:: WHAT TO PRODUCE ::
Begin with the line holding "Convert this chart to Plotly code.", end with the line holding "bars = list(range(0, 487, 3))", and repeat every line in between exactly, without pictures.

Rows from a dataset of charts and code
┄┄┄┄┄┄┄┄┄┄┄┄┄┄┄┄┄┄┄┄

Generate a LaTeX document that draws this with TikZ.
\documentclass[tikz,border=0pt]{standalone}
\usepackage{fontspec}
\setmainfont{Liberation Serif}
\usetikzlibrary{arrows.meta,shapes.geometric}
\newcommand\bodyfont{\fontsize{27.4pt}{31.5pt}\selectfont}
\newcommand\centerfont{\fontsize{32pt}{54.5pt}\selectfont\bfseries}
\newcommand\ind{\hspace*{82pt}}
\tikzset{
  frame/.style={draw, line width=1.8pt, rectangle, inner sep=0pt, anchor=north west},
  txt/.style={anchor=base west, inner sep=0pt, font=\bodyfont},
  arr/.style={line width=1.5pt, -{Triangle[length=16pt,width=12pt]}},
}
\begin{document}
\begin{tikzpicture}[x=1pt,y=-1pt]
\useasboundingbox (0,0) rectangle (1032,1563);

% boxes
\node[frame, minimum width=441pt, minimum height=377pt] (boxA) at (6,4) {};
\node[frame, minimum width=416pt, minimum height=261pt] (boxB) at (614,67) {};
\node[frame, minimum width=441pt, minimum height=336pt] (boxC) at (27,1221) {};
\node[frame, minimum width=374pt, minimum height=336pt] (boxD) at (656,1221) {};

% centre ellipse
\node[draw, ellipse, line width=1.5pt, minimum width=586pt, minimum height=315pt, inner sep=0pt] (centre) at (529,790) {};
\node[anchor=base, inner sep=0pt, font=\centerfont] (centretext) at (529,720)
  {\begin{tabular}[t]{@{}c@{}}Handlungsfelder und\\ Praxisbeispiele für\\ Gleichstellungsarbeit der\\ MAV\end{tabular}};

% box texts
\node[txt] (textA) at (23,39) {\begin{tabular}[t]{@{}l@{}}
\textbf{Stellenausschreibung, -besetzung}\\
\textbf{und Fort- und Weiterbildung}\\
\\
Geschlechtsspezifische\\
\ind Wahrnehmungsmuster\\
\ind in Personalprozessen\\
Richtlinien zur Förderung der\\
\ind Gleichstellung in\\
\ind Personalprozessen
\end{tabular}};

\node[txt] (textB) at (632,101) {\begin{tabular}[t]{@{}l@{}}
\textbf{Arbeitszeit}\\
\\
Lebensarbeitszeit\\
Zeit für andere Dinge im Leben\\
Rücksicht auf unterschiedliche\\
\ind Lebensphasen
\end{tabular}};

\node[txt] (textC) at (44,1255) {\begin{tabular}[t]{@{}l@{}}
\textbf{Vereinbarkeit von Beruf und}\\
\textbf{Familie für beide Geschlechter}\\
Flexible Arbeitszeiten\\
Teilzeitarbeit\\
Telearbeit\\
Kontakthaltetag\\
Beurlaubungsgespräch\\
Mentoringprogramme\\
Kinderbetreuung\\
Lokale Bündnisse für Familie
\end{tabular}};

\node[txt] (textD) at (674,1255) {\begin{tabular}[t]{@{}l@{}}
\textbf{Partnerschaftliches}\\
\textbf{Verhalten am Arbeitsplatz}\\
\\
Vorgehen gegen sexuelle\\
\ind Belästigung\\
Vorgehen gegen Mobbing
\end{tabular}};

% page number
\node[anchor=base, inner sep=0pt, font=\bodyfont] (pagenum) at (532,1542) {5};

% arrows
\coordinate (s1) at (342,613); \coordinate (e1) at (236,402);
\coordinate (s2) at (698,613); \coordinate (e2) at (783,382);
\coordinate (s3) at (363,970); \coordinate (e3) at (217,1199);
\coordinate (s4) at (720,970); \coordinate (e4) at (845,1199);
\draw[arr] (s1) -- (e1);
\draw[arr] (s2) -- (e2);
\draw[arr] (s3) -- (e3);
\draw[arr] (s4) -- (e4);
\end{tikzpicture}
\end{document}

┄┄┄┄┄┄┄┄┄┄┄┄┄┄┄┄┄┄┄┄

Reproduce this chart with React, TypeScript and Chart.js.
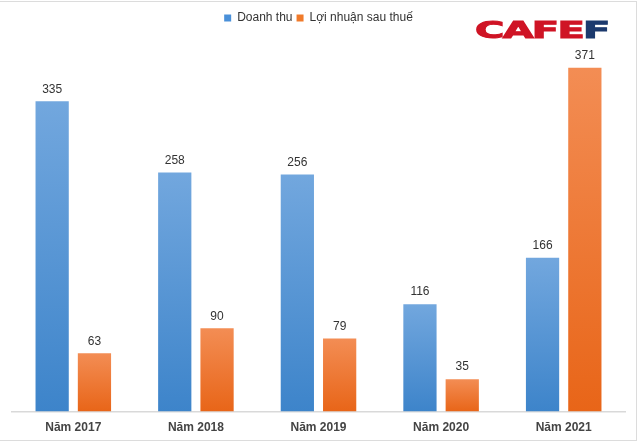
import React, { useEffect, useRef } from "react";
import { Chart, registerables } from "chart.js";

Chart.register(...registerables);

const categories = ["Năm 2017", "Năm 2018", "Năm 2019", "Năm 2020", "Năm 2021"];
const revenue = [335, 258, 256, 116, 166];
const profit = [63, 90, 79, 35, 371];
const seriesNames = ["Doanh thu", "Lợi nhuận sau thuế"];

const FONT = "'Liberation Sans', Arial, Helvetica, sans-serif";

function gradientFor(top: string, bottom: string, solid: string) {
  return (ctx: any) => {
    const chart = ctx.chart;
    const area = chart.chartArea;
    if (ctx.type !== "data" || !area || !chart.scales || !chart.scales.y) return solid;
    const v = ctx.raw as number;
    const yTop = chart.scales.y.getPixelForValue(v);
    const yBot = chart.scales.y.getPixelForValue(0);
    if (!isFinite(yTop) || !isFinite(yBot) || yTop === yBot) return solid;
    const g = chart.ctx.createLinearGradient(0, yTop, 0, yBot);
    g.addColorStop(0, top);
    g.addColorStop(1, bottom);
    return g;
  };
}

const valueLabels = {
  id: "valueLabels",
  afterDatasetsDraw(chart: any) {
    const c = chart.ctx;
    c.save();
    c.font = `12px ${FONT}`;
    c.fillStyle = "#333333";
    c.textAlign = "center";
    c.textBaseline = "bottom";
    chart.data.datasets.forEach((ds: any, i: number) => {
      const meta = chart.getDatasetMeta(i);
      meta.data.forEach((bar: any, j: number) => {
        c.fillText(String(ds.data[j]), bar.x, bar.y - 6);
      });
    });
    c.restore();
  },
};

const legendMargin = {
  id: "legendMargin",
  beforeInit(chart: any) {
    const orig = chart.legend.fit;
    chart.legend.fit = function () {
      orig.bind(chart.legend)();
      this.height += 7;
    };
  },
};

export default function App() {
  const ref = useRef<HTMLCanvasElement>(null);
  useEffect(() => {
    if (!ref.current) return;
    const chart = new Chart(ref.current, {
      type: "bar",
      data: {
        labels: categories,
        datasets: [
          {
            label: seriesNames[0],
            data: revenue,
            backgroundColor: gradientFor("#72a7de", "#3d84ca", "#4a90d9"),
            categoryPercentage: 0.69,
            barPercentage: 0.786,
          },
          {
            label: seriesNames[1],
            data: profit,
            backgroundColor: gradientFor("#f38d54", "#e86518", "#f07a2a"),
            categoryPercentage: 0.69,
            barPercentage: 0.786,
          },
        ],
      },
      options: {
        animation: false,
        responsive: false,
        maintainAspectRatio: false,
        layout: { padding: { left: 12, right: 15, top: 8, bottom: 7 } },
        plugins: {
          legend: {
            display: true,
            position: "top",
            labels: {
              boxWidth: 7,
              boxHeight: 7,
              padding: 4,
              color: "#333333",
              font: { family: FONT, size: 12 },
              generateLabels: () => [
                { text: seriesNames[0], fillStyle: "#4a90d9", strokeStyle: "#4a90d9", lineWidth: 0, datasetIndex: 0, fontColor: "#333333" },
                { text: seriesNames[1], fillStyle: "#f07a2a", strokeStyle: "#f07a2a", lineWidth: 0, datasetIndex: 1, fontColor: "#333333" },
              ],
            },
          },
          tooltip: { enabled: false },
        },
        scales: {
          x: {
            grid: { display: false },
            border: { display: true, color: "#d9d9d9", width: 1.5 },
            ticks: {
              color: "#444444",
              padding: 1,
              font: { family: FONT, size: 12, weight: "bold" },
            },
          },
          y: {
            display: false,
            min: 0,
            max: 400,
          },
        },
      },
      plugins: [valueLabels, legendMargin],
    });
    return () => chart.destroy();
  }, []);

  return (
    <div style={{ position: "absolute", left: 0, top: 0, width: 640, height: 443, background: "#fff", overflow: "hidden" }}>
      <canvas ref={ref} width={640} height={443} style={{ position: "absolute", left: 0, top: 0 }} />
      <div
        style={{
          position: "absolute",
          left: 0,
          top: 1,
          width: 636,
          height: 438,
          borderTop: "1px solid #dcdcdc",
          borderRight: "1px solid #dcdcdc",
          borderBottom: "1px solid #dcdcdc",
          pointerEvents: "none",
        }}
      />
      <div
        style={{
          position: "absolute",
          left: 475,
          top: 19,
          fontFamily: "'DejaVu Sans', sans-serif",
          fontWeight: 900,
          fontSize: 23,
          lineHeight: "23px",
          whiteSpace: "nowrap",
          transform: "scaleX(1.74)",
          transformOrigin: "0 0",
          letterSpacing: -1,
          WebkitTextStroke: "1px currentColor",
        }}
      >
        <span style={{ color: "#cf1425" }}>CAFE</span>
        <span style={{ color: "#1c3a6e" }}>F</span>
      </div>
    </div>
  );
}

┄┄┄┄┄┄┄┄┄┄┄┄┄┄┄┄┄┄┄┄

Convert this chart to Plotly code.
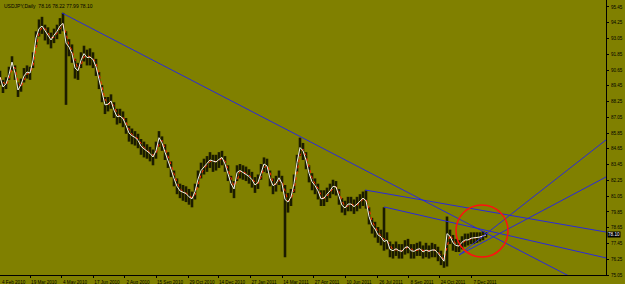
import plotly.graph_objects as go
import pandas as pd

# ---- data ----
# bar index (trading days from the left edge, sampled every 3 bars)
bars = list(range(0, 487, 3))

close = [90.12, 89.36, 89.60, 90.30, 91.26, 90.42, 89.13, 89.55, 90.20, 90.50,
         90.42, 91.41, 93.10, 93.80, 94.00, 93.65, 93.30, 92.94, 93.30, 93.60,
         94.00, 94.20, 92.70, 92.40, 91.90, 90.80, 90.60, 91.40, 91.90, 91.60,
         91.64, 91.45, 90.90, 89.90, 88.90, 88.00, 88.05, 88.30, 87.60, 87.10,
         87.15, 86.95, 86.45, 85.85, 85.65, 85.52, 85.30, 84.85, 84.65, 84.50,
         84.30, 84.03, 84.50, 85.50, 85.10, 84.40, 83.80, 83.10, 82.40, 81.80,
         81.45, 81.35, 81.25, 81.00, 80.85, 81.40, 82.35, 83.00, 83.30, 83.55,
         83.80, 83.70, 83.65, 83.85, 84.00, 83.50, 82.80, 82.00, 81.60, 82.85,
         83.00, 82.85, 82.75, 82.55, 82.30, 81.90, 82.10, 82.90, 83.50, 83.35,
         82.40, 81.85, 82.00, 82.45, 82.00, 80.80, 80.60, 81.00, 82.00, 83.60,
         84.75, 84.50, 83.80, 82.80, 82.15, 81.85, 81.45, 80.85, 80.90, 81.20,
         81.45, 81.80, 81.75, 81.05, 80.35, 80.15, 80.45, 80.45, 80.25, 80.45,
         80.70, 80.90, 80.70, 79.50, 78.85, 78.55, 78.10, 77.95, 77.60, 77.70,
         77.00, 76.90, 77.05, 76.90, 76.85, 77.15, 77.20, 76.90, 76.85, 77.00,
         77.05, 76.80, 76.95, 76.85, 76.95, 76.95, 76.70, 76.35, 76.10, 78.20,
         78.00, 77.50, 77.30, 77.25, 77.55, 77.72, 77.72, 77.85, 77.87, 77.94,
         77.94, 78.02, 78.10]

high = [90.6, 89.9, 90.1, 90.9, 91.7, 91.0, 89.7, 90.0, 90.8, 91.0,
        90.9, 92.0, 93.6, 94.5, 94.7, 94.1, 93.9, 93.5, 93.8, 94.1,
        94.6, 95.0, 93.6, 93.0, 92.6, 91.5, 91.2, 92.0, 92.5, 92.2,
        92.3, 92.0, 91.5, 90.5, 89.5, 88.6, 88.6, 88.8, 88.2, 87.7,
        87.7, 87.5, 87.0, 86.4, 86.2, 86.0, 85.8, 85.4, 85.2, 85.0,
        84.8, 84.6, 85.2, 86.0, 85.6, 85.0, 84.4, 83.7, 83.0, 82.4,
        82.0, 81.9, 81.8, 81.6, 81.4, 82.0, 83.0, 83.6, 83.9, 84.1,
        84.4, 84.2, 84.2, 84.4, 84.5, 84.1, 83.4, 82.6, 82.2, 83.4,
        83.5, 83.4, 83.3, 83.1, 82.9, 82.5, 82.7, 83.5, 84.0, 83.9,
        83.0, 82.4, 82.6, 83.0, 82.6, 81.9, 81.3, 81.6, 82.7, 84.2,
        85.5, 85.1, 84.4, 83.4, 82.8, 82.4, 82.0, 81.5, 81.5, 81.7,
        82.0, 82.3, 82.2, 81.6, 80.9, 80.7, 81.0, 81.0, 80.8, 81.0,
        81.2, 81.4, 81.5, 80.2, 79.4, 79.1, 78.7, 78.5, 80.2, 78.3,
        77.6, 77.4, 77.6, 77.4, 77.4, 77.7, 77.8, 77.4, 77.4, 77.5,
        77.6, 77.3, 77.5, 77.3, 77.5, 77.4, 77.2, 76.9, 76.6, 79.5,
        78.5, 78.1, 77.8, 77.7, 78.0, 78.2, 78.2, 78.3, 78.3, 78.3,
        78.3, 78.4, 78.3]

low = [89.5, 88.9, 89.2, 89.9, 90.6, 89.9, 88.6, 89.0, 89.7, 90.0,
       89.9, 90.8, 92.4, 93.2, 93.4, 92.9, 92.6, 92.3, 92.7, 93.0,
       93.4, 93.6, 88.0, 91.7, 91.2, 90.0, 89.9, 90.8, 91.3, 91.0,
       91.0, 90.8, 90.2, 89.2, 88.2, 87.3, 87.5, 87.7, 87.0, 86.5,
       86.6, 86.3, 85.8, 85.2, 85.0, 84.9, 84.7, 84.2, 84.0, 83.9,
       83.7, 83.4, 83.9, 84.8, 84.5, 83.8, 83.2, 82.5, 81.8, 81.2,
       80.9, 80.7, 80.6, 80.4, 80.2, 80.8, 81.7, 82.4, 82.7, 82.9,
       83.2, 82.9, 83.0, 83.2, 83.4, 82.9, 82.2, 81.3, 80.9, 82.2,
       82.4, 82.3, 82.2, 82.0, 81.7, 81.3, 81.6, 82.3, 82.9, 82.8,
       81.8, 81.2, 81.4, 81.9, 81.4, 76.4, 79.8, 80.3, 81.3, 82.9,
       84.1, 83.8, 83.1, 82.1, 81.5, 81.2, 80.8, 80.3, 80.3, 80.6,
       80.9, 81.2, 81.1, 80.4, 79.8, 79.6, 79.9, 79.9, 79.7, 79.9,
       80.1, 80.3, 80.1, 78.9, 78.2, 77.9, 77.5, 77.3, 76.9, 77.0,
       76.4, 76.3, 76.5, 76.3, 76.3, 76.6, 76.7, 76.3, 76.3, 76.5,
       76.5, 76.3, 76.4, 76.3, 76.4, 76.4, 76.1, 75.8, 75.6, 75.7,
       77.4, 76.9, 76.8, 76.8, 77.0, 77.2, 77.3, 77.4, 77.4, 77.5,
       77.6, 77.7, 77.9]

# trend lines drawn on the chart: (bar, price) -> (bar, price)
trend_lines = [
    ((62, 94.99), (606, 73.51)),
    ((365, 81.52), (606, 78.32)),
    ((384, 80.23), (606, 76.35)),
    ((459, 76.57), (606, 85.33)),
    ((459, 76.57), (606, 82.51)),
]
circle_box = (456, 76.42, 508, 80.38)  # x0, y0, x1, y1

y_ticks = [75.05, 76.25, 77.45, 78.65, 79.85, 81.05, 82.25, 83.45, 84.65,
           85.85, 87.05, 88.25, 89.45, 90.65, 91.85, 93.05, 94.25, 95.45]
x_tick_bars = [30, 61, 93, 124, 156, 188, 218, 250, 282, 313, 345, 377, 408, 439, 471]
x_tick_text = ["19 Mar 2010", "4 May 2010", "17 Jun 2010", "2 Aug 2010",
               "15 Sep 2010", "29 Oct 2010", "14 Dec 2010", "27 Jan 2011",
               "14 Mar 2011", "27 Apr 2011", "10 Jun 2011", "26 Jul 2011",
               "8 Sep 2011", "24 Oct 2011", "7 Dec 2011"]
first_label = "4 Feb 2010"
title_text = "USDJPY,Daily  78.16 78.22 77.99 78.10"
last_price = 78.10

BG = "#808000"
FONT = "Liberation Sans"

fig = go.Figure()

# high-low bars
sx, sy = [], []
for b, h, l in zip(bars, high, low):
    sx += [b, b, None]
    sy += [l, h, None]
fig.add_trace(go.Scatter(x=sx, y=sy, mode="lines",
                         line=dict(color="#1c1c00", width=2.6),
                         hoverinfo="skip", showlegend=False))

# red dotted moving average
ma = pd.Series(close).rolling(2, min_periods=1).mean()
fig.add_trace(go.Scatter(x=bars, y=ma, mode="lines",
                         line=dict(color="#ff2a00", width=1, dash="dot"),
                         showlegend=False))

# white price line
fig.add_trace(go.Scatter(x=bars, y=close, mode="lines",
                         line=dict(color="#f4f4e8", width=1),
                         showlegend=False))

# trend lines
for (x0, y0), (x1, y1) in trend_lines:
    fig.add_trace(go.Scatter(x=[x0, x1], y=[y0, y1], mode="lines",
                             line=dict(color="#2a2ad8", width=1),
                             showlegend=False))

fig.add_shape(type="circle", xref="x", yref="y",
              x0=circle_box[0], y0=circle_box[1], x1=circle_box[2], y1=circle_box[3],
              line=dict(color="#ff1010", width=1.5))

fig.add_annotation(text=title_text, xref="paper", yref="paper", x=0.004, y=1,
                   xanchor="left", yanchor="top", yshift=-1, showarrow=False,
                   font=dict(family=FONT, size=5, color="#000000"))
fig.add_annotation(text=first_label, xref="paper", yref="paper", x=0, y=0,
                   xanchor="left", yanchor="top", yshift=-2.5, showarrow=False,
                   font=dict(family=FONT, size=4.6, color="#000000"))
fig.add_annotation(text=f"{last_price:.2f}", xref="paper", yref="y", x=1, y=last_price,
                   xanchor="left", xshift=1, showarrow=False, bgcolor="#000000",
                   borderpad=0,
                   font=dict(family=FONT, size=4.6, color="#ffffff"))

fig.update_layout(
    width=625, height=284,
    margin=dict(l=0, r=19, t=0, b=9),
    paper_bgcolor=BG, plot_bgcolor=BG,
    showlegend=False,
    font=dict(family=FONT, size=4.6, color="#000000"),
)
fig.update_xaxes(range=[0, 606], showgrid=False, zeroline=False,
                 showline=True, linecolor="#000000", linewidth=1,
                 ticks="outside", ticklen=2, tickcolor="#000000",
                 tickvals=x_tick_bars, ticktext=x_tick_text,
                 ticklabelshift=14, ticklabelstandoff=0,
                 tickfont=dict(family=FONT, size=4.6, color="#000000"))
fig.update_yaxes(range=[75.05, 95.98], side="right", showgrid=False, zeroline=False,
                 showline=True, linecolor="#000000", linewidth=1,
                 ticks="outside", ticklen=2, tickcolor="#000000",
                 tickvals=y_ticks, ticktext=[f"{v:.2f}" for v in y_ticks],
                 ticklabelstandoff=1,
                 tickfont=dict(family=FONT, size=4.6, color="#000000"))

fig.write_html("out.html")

┄┄┄┄┄┄┄┄┄┄┄┄┄┄┄┄┄┄┄┄

:: ANSWER FOR THE TASK ::
Convert this chart to Plotly code.
import plotly.graph_objects as go
import pandas as pd

# ---- data ----
# bar index (trading days from the left edge, sampled every 3 bars)
bars = list(range(0, 487, 3))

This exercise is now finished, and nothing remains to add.